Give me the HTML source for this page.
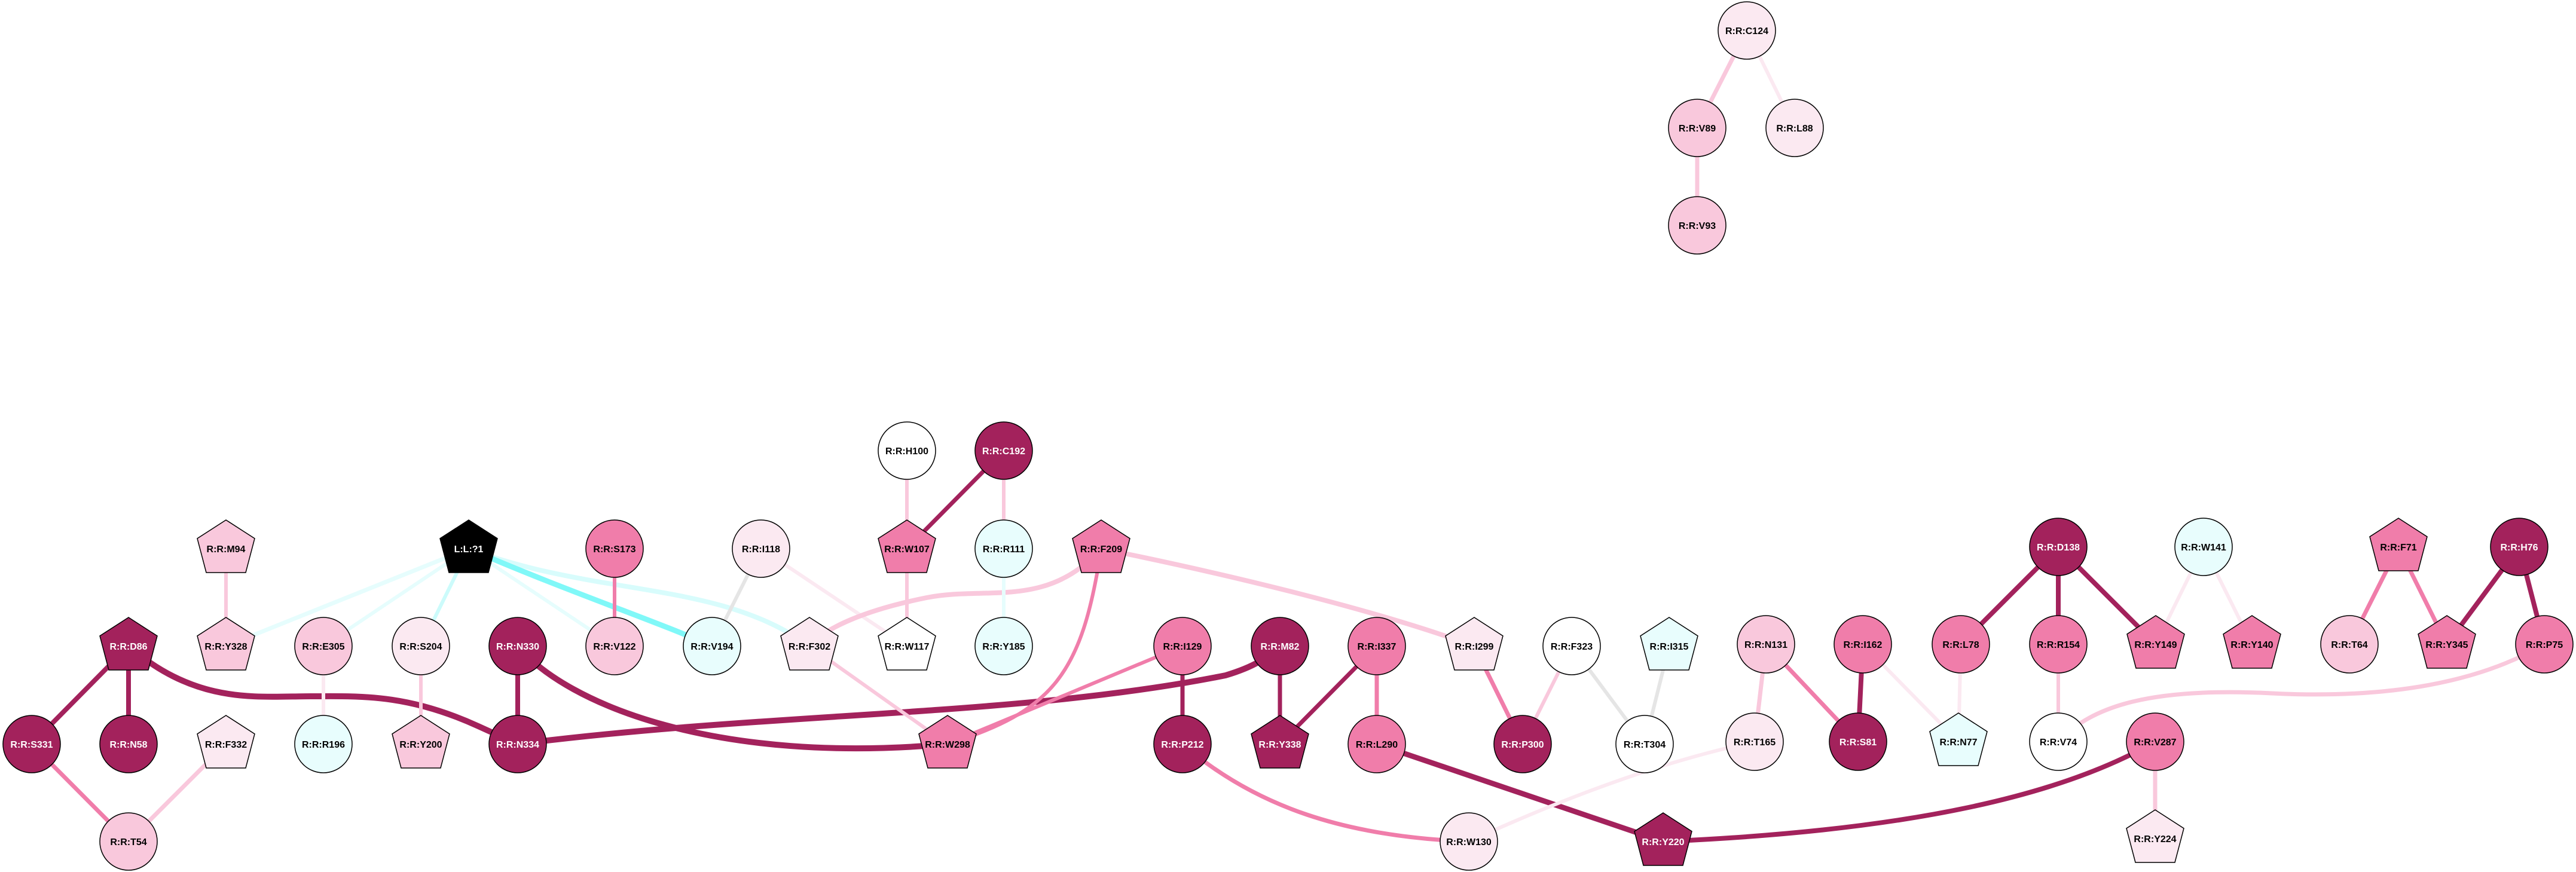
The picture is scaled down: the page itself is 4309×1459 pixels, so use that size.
<!DOCTYPE html>
<html><head><meta charset="utf-8"><style>
html,body{margin:0;padding:0;background:#fff}
svg{display:block}
text{font-family:"Liberation Sans",Arial,sans-serif;font-weight:bold;font-size:16px;text-anchor:middle}
.w{fill:#fff}
</style></head><body>
<svg width="4309" height="1459" viewBox="0 0 4309 1459" xmlns="http://www.w3.org/2000/svg">
<defs>
<polygon id="p" points="0,-48 48,-17 33,40 -33,40 -48,-17" stroke="#000" stroke-width="1.5"/>
</defs>
<g fill="none" stroke-linecap="butt">
<!-- ligand edges -->
<line x1="784" y1="918" x2="378" y2="1081" stroke="#e6fdfd" stroke-width="7"/>
<line x1="784" y1="918" x2="541" y2="1081" stroke="#e6fdfd" stroke-width="6"/>
<line x1="784" y1="918" x2="704" y2="1081" stroke="#ccfbfb" stroke-width="6"/>
<line x1="784" y1="918" x2="1028" y2="1081" stroke="#e6fdfd" stroke-width="6"/>
<path d="M784,918 C1000,1000 1200,970 1354,1081" stroke="#d8fcfc" stroke-width="8"/>
<path d="M784,918 C950,990 1100,1040 1191,1081" stroke="#80f8f8" stroke-width="9"/>
<line x1="378" y1="918" x2="378" y2="1081" stroke="#f9c8dc" stroke-width="6"/>
<line x1="1028" y1="918" x2="1028" y2="1081" stroke="#f07daa" stroke-width="6"/>
<line x1="1273" y1="918" x2="1191" y2="1081" stroke="#e5e5e5" stroke-width="6"/>
<line x1="1273" y1="918" x2="1517" y2="1081" stroke="#fbe9f1" stroke-width="6"/>
<line x1="215" y1="1081" x2="53" y2="1245" stroke="#a3225c" stroke-width="8"/>
<line x1="215" y1="1081" x2="215" y2="1245" stroke="#a3225c" stroke-width="8"/>
<path d="M215,1081 C330,1180 430,1165 520,1165 C600,1165 680,1160 800,1215 L866,1245" stroke="#a3225c" stroke-width="10"/>
<line x1="866" y1="1081" x2="866" y2="1245" stroke="#a3225c" stroke-width="8"/>
<path d="M866,1081 C950,1180 1200,1280 1585,1245" stroke="#a3225c" stroke-width="10"/>
<path d="M866,1245 C1300,1190 1700,1200 2050,1130 C2100,1115 2120,1100 2141,1081" stroke="#a3225c" stroke-width="10"/>
<line x1="53" y1="1245" x2="215" y2="1408" stroke="#f07daa" stroke-width="7"/>
<line x1="378" y1="1245" x2="215" y2="1408" stroke="#f9c8dc" stroke-width="7"/>
<line x1="541" y1="1081" x2="541" y2="1245" stroke="#fbe9f1" stroke-width="6"/>
<line x1="704" y1="1081" x2="704" y2="1245" stroke="#f9c8dc" stroke-width="6"/>
<line x1="1354" y1="1081" x2="1585" y2="1245" stroke="#f9c8dc" stroke-width="6"/>
<path d="M1842,918 C1750,1020 1650,980 1550,1000 C1450,1020 1380,1050 1354,1081" stroke="#f9c8dc" stroke-width="8"/>
<path d="M1842,918 C2050,960 2300,1020 2466,1081" stroke="#f9c8dc" stroke-width="8"/>
<path d="M1842,918 C1810,1130 1760,1190 1585,1245" stroke="#f07daa" stroke-width="6"/>
<line x1="1978" y1="1081" x2="1585" y2="1245" stroke="#f07daa" stroke-width="6"/>
<line x1="1978" y1="1081" x2="1978" y2="1245" stroke="#a3225c" stroke-width="7"/>
<line x1="2141" y1="1081" x2="2141" y2="1245" stroke="#a3225c" stroke-width="7"/>
<line x1="2303" y1="1081" x2="2141" y2="1245" stroke="#a3225c" stroke-width="7"/>
<line x1="2303" y1="1081" x2="2303" y2="1245" stroke="#f07daa" stroke-width="7"/>
<line x1="1517" y1="754" x2="1517" y2="918" stroke="#f9c8dc" stroke-width="6"/>
<line x1="1679" y1="754" x2="1517" y2="918" stroke="#a3225c" stroke-width="7"/>
<line x1="1679" y1="754" x2="1679" y2="918" stroke="#f9c8dc" stroke-width="6"/>
<line x1="1517" y1="918" x2="1517" y2="1081" stroke="#f9c8dc" stroke-width="6"/>
<line x1="1679" y1="918" x2="1679" y2="1081" stroke="#e6fdfd" stroke-width="6"/>
<line x1="2466" y1="1081" x2="2547" y2="1245" stroke="#f07daa" stroke-width="7"/>
<line x1="2629" y1="1081" x2="2547" y2="1245" stroke="#f9c8dc" stroke-width="6"/>
<line x1="2629" y1="1081" x2="2751" y2="1245" stroke="#e5e5e5" stroke-width="6"/>
<line x1="2792" y1="1081" x2="2751" y2="1245" stroke="#e5e5e5" stroke-width="6"/>
<path d="M1978,1245 C2100,1350 2250,1400 2457,1408" stroke="#f07daa" stroke-width="7"/>
<line x1="2303" y1="1245" x2="2782" y2="1408" stroke="#a3225c" stroke-width="9"/>
<path d="M2457,1408 C2650,1320 2800,1270 2935,1241" stroke="#fbe9f1" stroke-width="6"/>
<path d="M2782,1408 C3200,1390 3450,1330 3605,1241" stroke="#a3225c" stroke-width="8"/>
<line x1="2922" y1="51" x2="2839" y2="214" stroke="#f9c8dc" stroke-width="7"/>
<line x1="2922" y1="51" x2="3002" y2="214" stroke="#fbe9f1" stroke-width="6"/>
<line x1="2839" y1="214" x2="2839" y2="377" stroke="#f9c8dc" stroke-width="7"/>
<line x1="2954" y1="1078" x2="2935" y2="1241" stroke="#f9c8dc" stroke-width="7"/>
<line x1="2954" y1="1078" x2="3108" y2="1241" stroke="#f07daa" stroke-width="7"/>
<line x1="3116" y1="1078" x2="3108" y2="1241" stroke="#a3225c" stroke-width="8"/>
<line x1="3116" y1="1078" x2="3276" y2="1241" stroke="#fbe9f1" stroke-width="6"/>
<line x1="3280" y1="1078" x2="3276" y2="1241" stroke="#fbe9f1" stroke-width="6"/>
<line x1="3443" y1="915" x2="3280" y2="1078" stroke="#a3225c" stroke-width="8"/>
<line x1="3443" y1="915" x2="3443" y2="1078" stroke="#a3225c" stroke-width="8"/>
<line x1="3443" y1="915" x2="3606" y2="1078" stroke="#a3225c" stroke-width="8"/>
<line x1="3443" y1="1078" x2="3443" y2="1241" stroke="#f9c8dc" stroke-width="6"/>
<line x1="3686" y1="915" x2="3606" y2="1078" stroke="#fbe9f1" stroke-width="6"/>
<line x1="3686" y1="915" x2="3767" y2="1078" stroke="#fbe9f1" stroke-width="6"/>
<line x1="4012" y1="915" x2="3930" y2="1078" stroke="#f07daa" stroke-width="7"/>
<line x1="4012" y1="915" x2="4093" y2="1078" stroke="#f07daa" stroke-width="7"/>
<line x1="4214" y1="915" x2="4093" y2="1078" stroke="#a3225c" stroke-width="8"/>
<line x1="4214" y1="915" x2="4256" y2="1078" stroke="#a3225c" stroke-width="8"/>
<path d="M4256,1078 C4150,1140 4000,1170 3800,1160 C3600,1150 3500,1180 3443,1241" stroke="#f9c8dc" stroke-width="7"/>
<line x1="3605" y1="1241" x2="3605" y2="1403" stroke="#f9c8dc" stroke-width="7"/>
</g>
<g stroke="#000" stroke-width="1.5">
<!-- circles -->
<circle cx="1028" cy="918" r="48" fill="#f07daa"/>
<circle cx="1273" cy="918" r="48" fill="#fbe9f1"/>
<circle cx="541" cy="1081" r="48" fill="#f9c8dc"/>
<circle cx="704" cy="1081" r="48" fill="#fbe9f1"/>
<circle cx="866" cy="1081" r="48" fill="#a3225c"/>
<circle cx="1028" cy="1081" r="48" fill="#f9c8dc"/>
<circle cx="1191" cy="1081" r="48" fill="#e8fdfd"/>
<circle cx="53" cy="1245" r="48" fill="#a3225c"/>
<circle cx="215" cy="1245" r="48" fill="#a3225c"/>
<circle cx="541" cy="1245" r="48" fill="#e8fdfd"/>
<circle cx="866" cy="1245" r="48" fill="#a3225c"/>
<circle cx="215" cy="1408" r="48" fill="#f9c8dc"/>
<circle cx="1517" cy="754" r="48" fill="#fff"/>
<circle cx="1679" cy="754" r="48" fill="#a3225c"/>
<circle cx="1679" cy="918" r="48" fill="#e8fdfd"/>
<circle cx="1679" cy="1081" r="48" fill="#e8fdfd"/>
<circle cx="1978" cy="1081" r="48" fill="#f07daa"/>
<circle cx="2141" cy="1081" r="48" fill="#a3225c"/>
<circle cx="2303" cy="1081" r="48" fill="#f07daa"/>
<circle cx="2629" cy="1081" r="48" fill="#fff"/>
<circle cx="1978" cy="1245" r="48" fill="#a3225c"/>
<circle cx="2303" cy="1245" r="48" fill="#f07daa"/>
<circle cx="2547" cy="1245" r="48" fill="#a3225c"/>
<circle cx="2751" cy="1245" r="48" fill="#fff"/>
<circle cx="2457" cy="1408" r="48" fill="#fbe9f1"/>
<circle cx="2922" cy="51" r="48" fill="#fbe9f1"/>
<circle cx="2839" cy="214" r="48" fill="#f9c8dc"/>
<circle cx="3002" cy="214" r="48" fill="#fbe9f1"/>
<circle cx="2839" cy="377" r="48" fill="#f9c8dc"/>
<circle cx="3443" cy="915" r="48" fill="#a3225c"/>
<circle cx="3686" cy="915" r="48" fill="#e8fdfd"/>
<circle cx="4214" cy="915" r="48" fill="#a3225c"/>
<circle cx="2954" cy="1078" r="48" fill="#f9c8dc"/>
<circle cx="3116" cy="1078" r="48" fill="#f07daa"/>
<circle cx="3280" cy="1078" r="48" fill="#f07daa"/>
<circle cx="3443" cy="1078" r="48" fill="#f07daa"/>
<circle cx="3930" cy="1078" r="48" fill="#f9c8dc"/>
<circle cx="4256" cy="1078" r="48" fill="#f07daa"/>
<circle cx="2935" cy="1241" r="48" fill="#fbe9f1"/>
<circle cx="3108" cy="1241" r="48" fill="#a3225c"/>
<circle cx="3443" cy="1241" r="48" fill="#fff"/>
<circle cx="3605" cy="1241" r="48" fill="#f07daa"/>
</g>
<!-- pentagons -->
<use href="#p" x="378" y="918" fill="#f9c8dc"/>
<use href="#p" x="784" y="918" fill="#000"/>
<use href="#p" x="215" y="1081" fill="#a3225c"/>
<use href="#p" x="378" y="1081" fill="#f9c8dc"/>
<use href="#p" x="1354" y="1081" fill="#fbe9f1"/>
<use href="#p" x="378" y="1245" fill="#fbe9f1"/>
<use href="#p" x="704" y="1245" fill="#f9c8dc"/>
<use href="#p" x="1517" y="918" fill="#f07daa"/>
<use href="#p" x="1842" y="918" fill="#f07daa"/>
<use href="#p" x="1517" y="1081" fill="#fff"/>
<use href="#p" x="2466" y="1081" fill="#fbe9f1"/>
<use href="#p" x="2792" y="1081" fill="#e8fdfd"/>
<use href="#p" x="1585" y="1245" fill="#f07daa"/>
<use href="#p" x="2141" y="1245" fill="#a3225c"/>
<use href="#p" x="2782" y="1408" fill="#a3225c"/>
<use href="#p" x="4012" y="915" fill="#f07daa"/>
<use href="#p" x="3606" y="1078" fill="#f07daa"/>
<use href="#p" x="3767" y="1078" fill="#f07daa"/>
<use href="#p" x="4093" y="1078" fill="#f07daa"/>
<use href="#p" x="3276" y="1241" fill="#e8fdfd"/>
<use href="#p" x="3605" y="1403" fill="#fbe9f1"/>
<!-- labels -->
<g>
<text x="378" y="924">R:R:M94</text>
<text x="784" y="924" class="w">L:L:?1</text>
<text x="1028" y="924">R:R:S173</text>
<text x="1273" y="924">R:R:I118</text>
<text x="215" y="1087" class="w">R:R:D86</text>
<text x="378" y="1087">R:R:Y328</text>
<text x="541" y="1087">R:R:E305</text>
<text x="704" y="1087">R:R:S204</text>
<text x="866" y="1087" class="w">R:R:N330</text>
<text x="1028" y="1087">R:R:V122</text>
<text x="1191" y="1087">R:R:V194</text>
<text x="1354" y="1087">R:R:F302</text>
<text x="53" y="1251" class="w">R:R:S331</text>
<text x="215" y="1251" class="w">R:R:N58</text>
<text x="378" y="1251">R:R:F332</text>
<text x="541" y="1251">R:R:R196</text>
<text x="704" y="1251">R:R:Y200</text>
<text x="866" y="1251" class="w">R:R:N334</text>
<text x="215" y="1414">R:R:T54</text>
<text x="1517" y="760">R:R:H100</text>
<text x="1679" y="760" class="w">R:R:C192</text>
<text x="1517" y="924">R:R:W107</text>
<text x="1679" y="924">R:R:R111</text>
<text x="1842" y="924">R:R:F209</text>
<text x="1517" y="1087">R:R:W117</text>
<text x="1679" y="1087">R:R:Y185</text>
<text x="1978" y="1087">R:R:I129</text>
<text x="2141" y="1087" class="w">R:R:M82</text>
<text x="2303" y="1087">R:R:I337</text>
<text x="2466" y="1087">R:R:I299</text>
<text x="2629" y="1087">R:R:F323</text>
<text x="2792" y="1087">R:R:I315</text>
<text x="1585" y="1251">R:R:W298</text>
<text x="1978" y="1251" class="w">R:R:P212</text>
<text x="2141" y="1251" class="w">R:R:Y338</text>
<text x="2303" y="1251">R:R:L290</text>
<text x="2547" y="1251" class="w">R:R:P300</text>
<text x="2751" y="1251">R:R:T304</text>
<text x="2457" y="1414">R:R:W130</text>
<text x="2782" y="1414" class="w">R:R:Y220</text>
<text x="2922" y="57">R:R:C124</text>
<text x="2839" y="220">R:R:V89</text>
<text x="3002" y="220">R:R:L88</text>
<text x="2839" y="383">R:R:V93</text>
<text x="3443" y="921" class="w">R:R:D138</text>
<text x="3686" y="921">R:R:W141</text>
<text x="4012" y="921">R:R:F71</text>
<text x="4214" y="921" class="w">R:R:H76</text>
<text x="2954" y="1084">R:R:N131</text>
<text x="3116" y="1084">R:R:I162</text>
<text x="3280" y="1084">R:R:L78</text>
<text x="3443" y="1084">R:R:R154</text>
<text x="3606" y="1084">R:R:Y149</text>
<text x="3767" y="1084">R:R:Y140</text>
<text x="3930" y="1084">R:R:T64</text>
<text x="4093" y="1084">R:R:Y345</text>
<text x="4256" y="1084">R:R:P75</text>
<text x="2935" y="1247">R:R:T165</text>
<text x="3108" y="1247" class="w">R:R:S81</text>
<text x="3276" y="1247">R:R:N77</text>
<text x="3443" y="1247">R:R:V74</text>
<text x="3605" y="1247">R:R:V287</text>
<text x="3605" y="1409">R:R:Y224</text>
</g>
</svg>
</body></html>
■ ■ ■ ■
▶ [INSTRUCTION]: What is the number of lines containing "page"? Give that number only.

▶ [WORKED SOLUTION]: 2